Not sure why the folks from Goldman Sachs and Lehman Brothers can't get the job done, but Yahoo has now added a third investment banker, Moelis & Company, to its advisory team.
So that's three sets of investment bankers for one deal. Seems like a lot. At his point, Yahoo really only has two options: (1) take the Microsoft deal; or (2) figure out a deal with Google to outsource search. If I'm a Yahoo shareholder, I'm voting for option #1. Option #2, while perhaps allowing Yahoo to stay independent, is a short term fix that both exacerbates their current long term problems (brand issues, display monetization, etc.) and creates new ones (integration, morale (what happens to the thousands of Yahoo search engineers?), ad system conflict, etc.).
But it just struck me strange that a company in play would have more bankers than it has options. Obviously bankers are there for one reason and one reason only:
collect their exorbitant fees proactive protection against future law suits. The bankers first job in this situation: work the phones, see if they can scare up another buyer or otherwise scare up other strategic alternatives.
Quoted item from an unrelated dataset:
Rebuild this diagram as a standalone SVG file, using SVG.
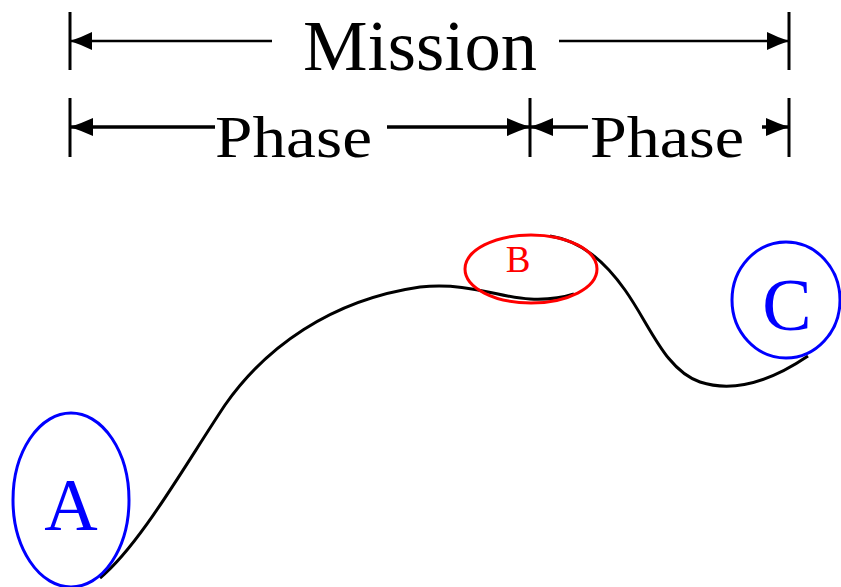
<svg xmlns="http://www.w3.org/2000/svg" width="841" height="587" viewBox="0 0 841 587">
<style>
.bar{stroke:#000;stroke-width:3;fill:none}
.dim{stroke:#000;fill:none}
.lbl{font-family:"Liberation Serif","DejaVu Serif",serif;fill:#000}
.curve{stroke:#000;stroke-width:3;fill:none;stroke-linecap:butt}
.node{fill:none;stroke-width:3}
</style>
<defs>
<marker id="ah1" markerUnits="userSpaceOnUse" markerWidth="24" markerHeight="20" refX="0" refY="0" orient="auto" overflow="visible">
<path d="M1,0 Q-11,-4 -21,-9 L-21,9 Q-11,4 1,0 Z" fill="#000"/>
</marker>
<marker id="ah2" markerUnits="userSpaceOnUse" markerWidth="24" markerHeight="20" refX="0" refY="0" orient="auto" overflow="visible">
<path d="M1,0 Q-11,-4 -22,-9 L-22,9 Q-11,4 1,0 Z" fill="#000"/>
</marker>
</defs>
<g id="dimensions">
<line class="bar" x1="70" y1="12" x2="70" y2="70"/>
<line class="bar" x1="789" y1="12" x2="789" y2="70"/>
<line class="bar" x1="70" y1="98" x2="70" y2="157"/>
<line class="bar" x1="530" y1="98" x2="530" y2="157"/>
<line class="bar" x1="789" y1="98" x2="789" y2="157"/>
<line class="dim" stroke-width="2.5" x1="272" y1="41" x2="71" y2="41" marker-end="url(#ah1)"/>
<line class="dim" stroke-width="2.5" x1="559" y1="41" x2="788" y2="41" marker-end="url(#ah1)"/>
<line class="dim" stroke-width="3.5" x1="215" y1="127" x2="71" y2="127" marker-end="url(#ah2)"/>
<line class="dim" stroke-width="3.5" x1="387" y1="127" x2="529" y2="127" marker-end="url(#ah2)"/>
<line class="dim" stroke-width="3.5" x1="588" y1="127" x2="531" y2="127" marker-end="url(#ah2)"/>
<line class="dim" stroke-width="3.5" x1="762" y1="127" x2="788" y2="127" marker-end="url(#ah2)"/>
<text class="lbl" x="303" y="70" font-size="71" textLength="234" lengthAdjust="spacingAndGlyphs">Mission</text>
<text class="lbl" x="215" y="157" font-size="60" textLength="157" lengthAdjust="spacingAndGlyphs">Phase</text>
<text class="lbl" x="590" y="157" font-size="60" textLength="154" lengthAdjust="spacingAndGlyphs">Phase</text>
</g>
<g id="connectors">
<path class="curve" d="M100,578 C140,545 185,465 225,405 C265,348 330,300 420,287 C470,282 500,298 530,299 C552,300 565,297 574,294"/>
<path class="curve" d="M550,236 C582,241 605,262 625,290 C650,325 665,370 700,382 C740,395 780,375 808,356"/>
</g>
<g id="node-A">
<ellipse class="node" stroke="#0000ff" cx="71" cy="500" rx="58" ry="87"/>
<text class="lbl" x="71" y="530" font-size="74" text-anchor="middle" style="fill:#0000ff">A</text>
</g>
<g id="node-B">
<ellipse class="node" stroke="#ff0000" cx="531" cy="269" rx="66" ry="34"/>
<text class="lbl" x="518" y="272" font-size="37" text-anchor="middle" style="fill:#ff0000">B</text>
</g>
<g id="node-C">
<ellipse class="node" stroke="#0000ff" cx="786" cy="300" rx="54" ry="58"/>
<text class="lbl" x="787" y="330" font-size="74" text-anchor="middle" style="fill:#0000ff">C</text>
</g>
</svg>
If that process involves third parties, they then orchestrate the ensuing bake off.
If no outsiders bite though, they move forward by doing their due diligence and issuing a fairness opinion(s) to the Yahoo board. This opinion will state, more or less, that the deal is a fair one and the Board was reasonable in accepting it. That way when Yahoo shareholder sue (and believe me they will - there are strike suit lawyers probably sleeping in tents at the courthouse waiting to file), the board has a third party opinion to point to to satisfy the business judgment/ fiduciary duty rules.
So, why three bankers? Three reasons: conflict, conflict and conflict. Need someone to keep an eye on those keeping an eye on things. So what's this amount to? Yahoo: a company with more bankers than options - and that's not a good place to be.